Mike Cote's Business Editor's Notebook: Comcast says you'll catch every Olympics medal - and every crash
By MIKE COTE
Comcast has introduced new features on its Xfinity X1 platform to watch NBC's coverage of the Winter Games. (COURTESY)
In the 1970 World Ski Flying Championships in Oberstdorf, West Germany, Slovenian skier Vinko Bogataj wiped out on the takeoff ramp and tumbled toward a gallery of spectators, suffering a concussion and a broken ankle.
The crash would be replayed for years in the opening montage of "ABC's Wide World of Sports," accompanied by the phrase "the agony of defeat."
For this year's Winter Olympics, Comcast has a spotlight for that kind of thing. It's one of 50 virtual channels on Xfinity X1 culled from NBC's Olympics coverage.
Because sometimes people get bored by the "thrill of victory."
"People care about curling when it's the Olympics - 'What is this?' - and they just turn it on and watch it and want to see more," Comcast spokesman Marc Goodman says. "But sometimes even more important than the gold medals is people want to see the spills and the mishaps that happen along the way at the Olympics. There's a channel just dedicated for that."
For viewers more interested in gain than pain, technology makes it easy to root for your favorite Olympians and monitor their success.
"It's a unifying experience, and people want to see, obviously, the U.S. do well," Goodman said Wednesday while demonstrating Comcast's Olympics menu at the company's regional headquarters in Manchester. "So no surprise, one of the go-to features is the medal count screen so you can track that easily right through hitting the 'C' button on your remote or saying 'Sports App' into the voice remote. 'Olympics Home' is the key voice command to know for finding all the Olympic content."
For the 2016 Summer Olympics, the cable giant introduced many of the features viewers can use to sift through thousands of hours of Olympics programming. The Winter Games in Pyeongchang, South Korea, offer Comcast another opportunity to showcase technology that can help retain customers and gain new ones in an era that has cable and satellite TV providers competing with low-cost streaming services.
Comcast Corp. (Nasdaq: CMCSA) has considerable turf to protect. The company employs 164,000 people, including 2,000 in New Hampshire. Its market capitalization is more than $186 billion. The company's holdings include cable networks, broadcast television, film and theme parks. The cable segment provides video, high-speed Internet, land-line phone services, home security and a recently introduced cellphone service.
Comcast is branching out into solar. Goodman had no news on when that service will be introduced in New Hampshire, though a giant banner that says "Solar Coming in 2018" has been hanging outside the company's Manchester headquarters for months.
NBC, which is owned by Comcast's NBCUniversal division, will be providing more than 2,400 hours of Olympics coverage.

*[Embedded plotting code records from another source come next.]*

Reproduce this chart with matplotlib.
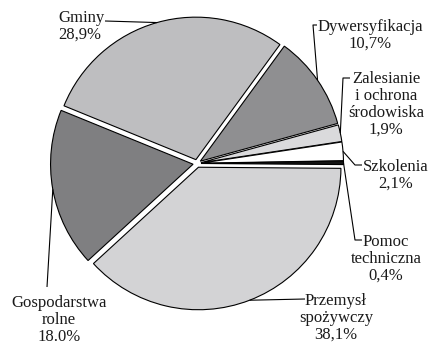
import numpy as np
import matplotlib
matplotlib.use("Agg")
import matplotlib.pyplot as plt

# Shares of funds by measure (%), listed clockwise from the left
labels = ["Gminy", "Dywersyfikacja", "Zalesianie\ni ochrona\nśrodowiska",
          "Szkolenia", "Pomoc\ntechniczna", "Przemysł\nspożywczy",
          "Gospodarstwa\nrolne"]
shares = [28.9, 10.7, 1.9, 2.1, 0.4, 38.1, 18.0]
share_text = ["28,9%", "10,7%", "1,9%", "2,1%", "0,4%", "38,1%", "18.0%"]
colors = ["#bebec0", "#8f8f91", "#dadadc", "#ffffff", "#141414",
          "#d3d3d5", "#7f7f81"]

W, H = 429, 345
plt.rcParams["font.family"] = ["Liberation Serif", "DejaVu Serif"]

fig = plt.figure(figsize=(W / 100, H / 100), dpi=100)
ax = fig.add_axes([0, 0, 1, 1])

cx, cy, R = 197, H - 163.5, 142.5
gap = 4.0  # wedge offset from the centre, in pixels
wedges, _ = ax.pie(shares, colors=colors, startangle=157.8, counterclock=False,
                   center=(cx, cy), radius=R, explode=[gap] * len(shares),
                   wedgeprops=dict(edgecolor="black", linewidth=0.8),
                   frame=True)

ax.set_xlim(0, W)
ax.set_ylim(0, H)
ax.set_aspect("equal")
ax.axis("off")

# label placement (pixel coords from top-left): text x, text top, alignment,
# and the leader-line points leading from the text towards the wedge
layout = [
    dict(x=58, y=10, ha="left", path=[(105, 21)]),
    dict(x=370, y=19, ha="center", path=[(317, 25), (313, 25)]),
    dict(x=386, y=71, ha="center", path=[(350, 78), (343, 78)]),
    dict(x=396, y=159, ha="center", path=[(362, 165), (355, 165)]),
    dict(x=386, y=234, ha="center", path=[(362, 240), (355, 240)]),
    dict(x=336, y=293, ha="center", path=[(305, 299)]),
    dict(x=59, y=295, ha="center", path=[(47, 287)]),
]

for w, lab, pct, lo in zip(wedges, labels, share_text, layout):
    mid = np.deg2rad((w.theta1 + w.theta2) / 2)
    ox, oy = w.center
    tip = (ox + w.r * np.cos(mid), oy + w.r * np.sin(mid))
    pts = [(px, H - py) for px, py in lo["path"]] + [tip]
    xs, ys = zip(*pts)
    ax.plot(xs, ys, color="black", lw=0.8, solid_capstyle="butt")
    ax.text(lo["x"], H - lo["y"], lab + "\n" + pct, ha=lo["ha"], va="top",
            fontsize=12, linespacing=1.08,
            multialignment="center" if lo["ha"] == "center" else "left",
            color="#1a1a1a")

fig.savefig("out.png", dpi=100)
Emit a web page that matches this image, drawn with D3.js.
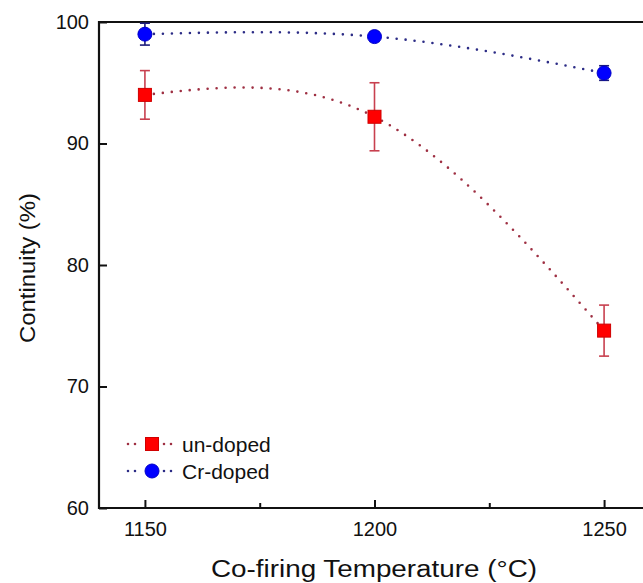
<!DOCTYPE html>
<html>
<head>
<meta charset="utf-8">
<script src="https://cdn.jsdelivr.net/npm/d3@7"></script>
<style>
  body { margin: 0; overflow: hidden; background: #fff; }
  text { font-family: "Liberation Sans", Arial, sans-serif; fill: #111; }
</style>
</head>
<body>
<script>
// data
var temps = [1150, 1200, 1250];
var undoped = [94.0, 92.2, 74.6];
var undopedErr = [2.0, 2.8, 2.1];
var crdoped = [99.0, 98.8, 95.8];
var crdopedErr = [0.9, 0.4, 0.6];
var xTicks = [1150, 1200, 1250];
var xMinor = [1175, 1225];
var yTicks = [60, 70, 80, 90, 100];

var margin = {top: 22, right: 10, bottom: 75, left: 99},
    width = 551,
    height = 486;

var svg = d3.select("body").append("svg")
    .attr("width", 670)
    .attr("height", 583);

var g = svg.append("g")
    .attr("transform", "translate(" + margin.left + "," + margin.top + ")");

var x = d3.scaleLinear().domain([1140, 1260]).range([0, width]);
var y = d3.scaleLinear().domain([60, 100]).range([height, 0]);

// axes, ticks pointing inward
var xAxis = d3.axisBottom(x).tickValues(xTicks).tickFormat(d3.format("d"))
    .tickSizeInner(-8).tickSizeOuter(0).tickPadding(14);
var xAxisMinor = d3.axisBottom(x).tickValues(xMinor).tickFormat("")
    .tickSizeInner(-5).tickSizeOuter(0);
var yAxis = d3.axisLeft(y).tickValues(yTicks)
    .tickSizeInner(-8).tickSizeOuter(0).tickPadding(10);

var gx = g.append("g").attr("transform", "translate(0," + height + ")").call(xAxis);
var gxm = g.append("g").attr("transform", "translate(0," + height + ")").call(xAxisMinor);
var gy = g.append("g").call(yAxis);

[gx, gxm, gy].forEach(function(a) {
  a.select(".domain").remove();
  a.selectAll(".tick line").attr("stroke", "#111").attr("stroke-width", 2);
  a.selectAll(".tick text").style("font-size", "20px").attr("fill", "#111");
});

// frame: left, bottom, top
g.append("path")
    .attr("d", "M" + (width + 20) + ",0H0V" + height + "H" + (width + 20))
    .attr("fill", "none")
    .attr("stroke", "#111")
    .attr("stroke-width", 2.2);

var series = [
  {name: "un-doped", vals: undoped, err: undopedErr, line: "#9e2f42", errColor: "#c8404f", fill: "#ff0000", edge: "#d00000", shape: "square"},
  {name: "Cr-doped", vals: crdoped, err: crdopedErr, line: "#2c2c86", errColor: "#1c1c7a", fill: "#0000ff", edge: "#0000c8", shape: "circle"}
];

var line = d3.line()
    .x(function(d) { return x(d[0]); })
    .y(function(d) { return y(d[1]); })
    .curve(d3.curveNatural);

function drawMarker(sel, s, cx, cy) {
  if (s.shape === "square") {
    sel.append("rect")
        .attr("x", cx - 6.5).attr("y", cy - 6.5)
        .attr("width", 13).attr("height", 13)
        .attr("fill", s.fill).attr("stroke", s.edge).attr("stroke-width", 1);
  } else {
    sel.append("circle")
        .attr("cx", cx).attr("cy", cy).attr("r", 7)
        .attr("fill", s.fill).attr("stroke", s.edge).attr("stroke-width", 1);
  }
}

series.forEach(function(s) {
  var pts = temps.map(function(t, i) { return [t, s.vals[i]]; });

  g.append("path")
      .datum(pts)
      .attr("d", line)
      .attr("fill", "none")
      .attr("stroke", s.line)
      .attr("stroke-width", 2.6)
      .attr("stroke-linecap", "round")
      .attr("stroke-dasharray", "0,9");

  var eb = g.append("g");
  temps.forEach(function(t, i) {
    var cx = x(t), top = y(s.vals[i] + s.err[i]), bot = y(s.vals[i] - s.err[i]);
    eb.append("line").attr("x1", cx).attr("x2", cx).attr("y1", top).attr("y2", bot)
        .attr("stroke", s.errColor).attr("stroke-width", 1.6);
    [top, bot].forEach(function(yy) {
      eb.append("line").attr("x1", cx - 5).attr("x2", cx + 5).attr("y1", yy).attr("y2", yy)
          .attr("stroke", s.errColor).attr("stroke-width", 1.6);
    });
  });

  var mk = g.append("g");
  temps.forEach(function(t, i) { drawMarker(mk, s, x(t), y(s.vals[i])); });
});

// legend: two dots each side of the marker
var legend = svg.append("g");
series.forEach(function(s, i) {
  var ly = 444 + i * 27;
  [[128, 137], [164, 173]].forEach(function(seg) {
    legend.append("line")
        .attr("x1", seg[0]).attr("x2", seg[1]).attr("y1", ly).attr("y2", ly)
        .attr("stroke", s.line).attr("stroke-width", 2.6)
        .attr("stroke-linecap", "round").attr("stroke-dasharray", "0,7");
  });
  drawMarker(legend, s, 152, ly);
  legend.append("text")
      .attr("x", 182).attr("y", ly + 7.5)
      .style("font-size", "21px")
      .text(s.name);
});

// axis titles (the original lettering is a bit wider than Liberation Sans)
svg.append("text")
    .attr("x", 374).attr("y", 577)
    .attr("text-anchor", "middle")
    .attr("textLength", 326)
    .attr("lengthAdjust", "spacingAndGlyphs")
    .style("font-size", "23px")
    .text("Co-firing Temperature (\u00B0C)");

svg.append("text")
    .attr("transform", "translate(35,268) rotate(-90)")
    .attr("text-anchor", "middle")
    .attr("textLength", 150)
    .attr("lengthAdjust", "spacingAndGlyphs")
    .style("font-size", "22px")
    .text("Continuity (%)");
</script>
</body>
</html>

Comcast customers will be able to use 1,500 Olympic-specific voice commands - such as "USA Men's Hockey" or "Alpine Skiing" - to search through it live and on-demand.
They can also use the voice remote to search out New Hampshire Olympians by name, including Patrick Caldwell of Lyme, a cross-country skier; Sean Doherty, of Center Conway, a biathlete; Broc Little, of Rindge, on the U.S. ice hockey team; and Eric Loughran of Pelham, a freestyle skier.
Another new feature this year is instant on-demand, which allows viewers to restart on any of the Olympics channels to watch the latest coverage. About eight to 10 hours of content will be available the next day in the new 4K high resolution format, also known as Ultra HD, Goodman said.
Comcast has made it easier this time around for customers to watch the Olympics on their mobile devices. For the 2016 Summer Olympics, that meant cobbling content together from multiple places such as the NBS Sports app. Now it's all in one place.
"The experience you can watch on TV is replicated on the Xfinity Stream app so you can take the Olympics experience on the go with you and access all 2,400 hours that will be available," Goodman said.
So if you're stuck waiting in the checkout line at the grocery store, you can find out who just won a gold medal - or who just took a spectacular spill.